O değerli insan, ya haberin sonunda minik bir ayrıntı olarak verildi ya da hiç verilmedi.

Basit bir protesto gösterisine karşı güvenlik kuvvetlerinin ilk tepkisi insan öldürmek oluyorsa, AKP icadı “ileri demokrasi”yi algılamak konusunda kimsenin kafasında soru işaretinin kalmaması gerekir.

Bir yandan demokrasi nutukları atmak öte yandan da barışçıl gösteri yapanları öldürmek hiç de hayra alamet gelişmeler değildir.

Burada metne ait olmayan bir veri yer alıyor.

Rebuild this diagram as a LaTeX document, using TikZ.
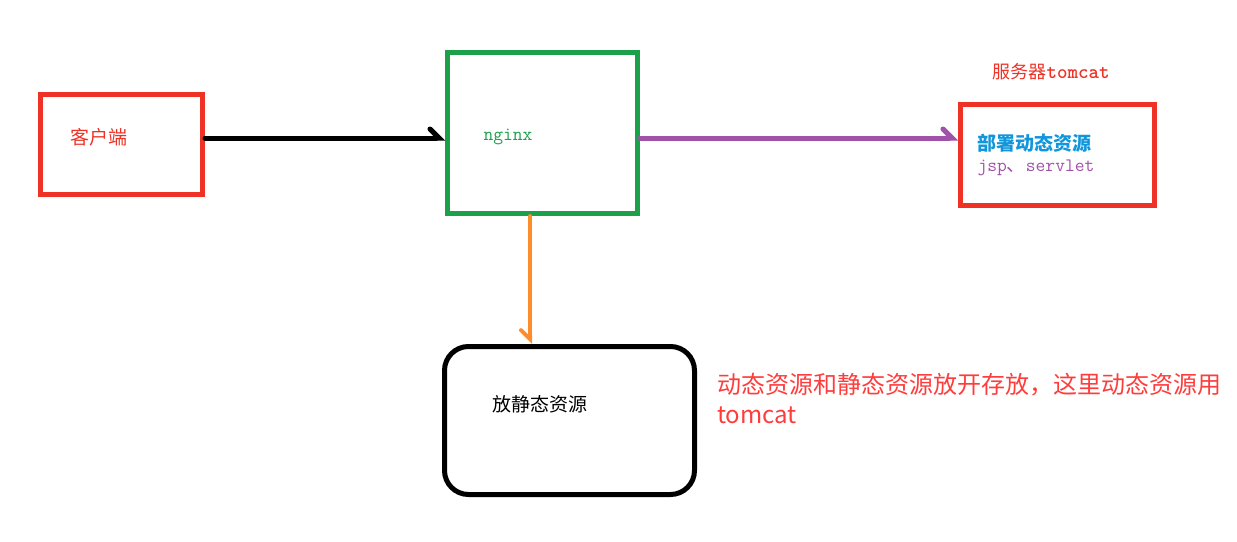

Başbakan sıklıkla Adnan Menderes’e atıfta bulunuyor. Doğru bir yaklaşım gibi görünüyor. 1950’de demokrasiyi savunarak sandıkla gelen Menderes, üçünçü iktidar döneminde güçlükle kazandığı 1957 Genel Seçimleri için şöyle demişti:

-Allah bir daha bana o geceyi yaşatmasın!

İktidar yanlısı devlet terörü giderek artıyor. Karadeniz’in sonundan bu gidişe bir karşı bir ses yükseldi:

-Hopa dedik!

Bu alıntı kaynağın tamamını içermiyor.